Leserbriefe

Europa und die Menschen

Johann Kostalek, Ostfildern. Zum Artikel „Das Ja-aber-Urteil der obersten Richter“ vom 1. Juli. Trotz Jubelstimmung („Vertrag muss nicht mehr zerpflückt werden“) bei den Europapolitikern, die naturgemäß an ihren Stühlen kleben und ihre luxuriöse Daseinsberechtigung mit aller Kraft verteidigen, sei es erlaubt, außer pro auch kontra zu argumentieren und vor allen Dingen auch Fakten darzulegen. Im Klartext: Karlsruhe billigt den EU-Reformvertrag unter bestimmten Auflagen, das heißt, es verlangt auf nationaler Ebene eine Stärkung der parlamentarischen Integrationsverantwortung. Der Lissabon-Vertrag ohne diese Auflagen hätte Deutschland regelrecht entmündigt, das heißt, die Karlsruher Richter haben sozusagen die politische und nationale Selbstkastration, die der Vertrag ohne diese Auflagen ausgelöst hätte, gestoppt.

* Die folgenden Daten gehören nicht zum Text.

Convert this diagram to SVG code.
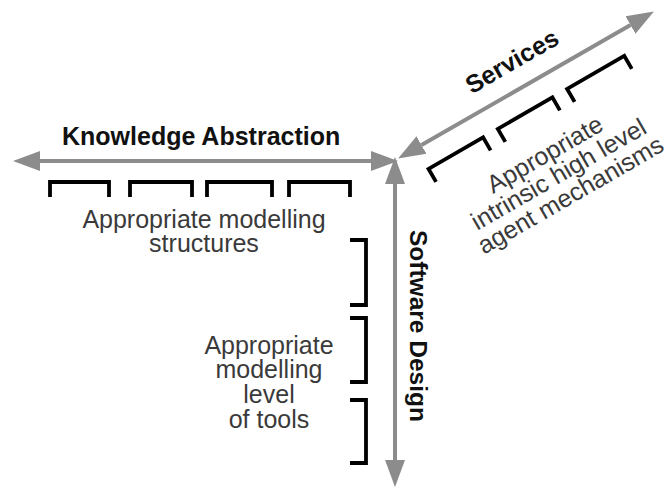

Schlimm ist, dass Bundes- und Europapolitiker immer noch von einem Parlament fantasieren, das in der EU eine ähnliche Machtposition erringen könnte wie nationale Parlamente der einzelnen Mitgliedsstaaten. Schlimm ist auch, dass sie ihre Politik der Bevormundung trotz aller wohlfeilen Beschwörungen von Bürgernähe fortsetzen. Darum ist es von äußerster Notwendigkeit, dass das oberste Gericht den bestehenden Vertrag (übrigens ein Textmonster im dreisten Bürokraten-Chinesisch) nur mit zusätzlichen entsprechenden Auflagen zur Ratifizierung durch den Bundespräsidenten freigibt.Die deutsche Entscheidung wird in der EU Nachahmer finden. Europa ist eine gute und notwendige Sache. Selbstbestimmung bleibt aber das höchste Gut. Und, last but not least, man kann nicht zirka 600 Millionen Menschen aus 27 verschiedenen Nationen, deren Wurzeln jahrhundertelang in allen menschlichen Bereichen gewachsen und verankert sind, „über Nacht“ in einen EU-Superstaat homogenisieren. Trotz aller Euphorie der „EU-Eliten“, Europa muss mit den Menschen wachsen.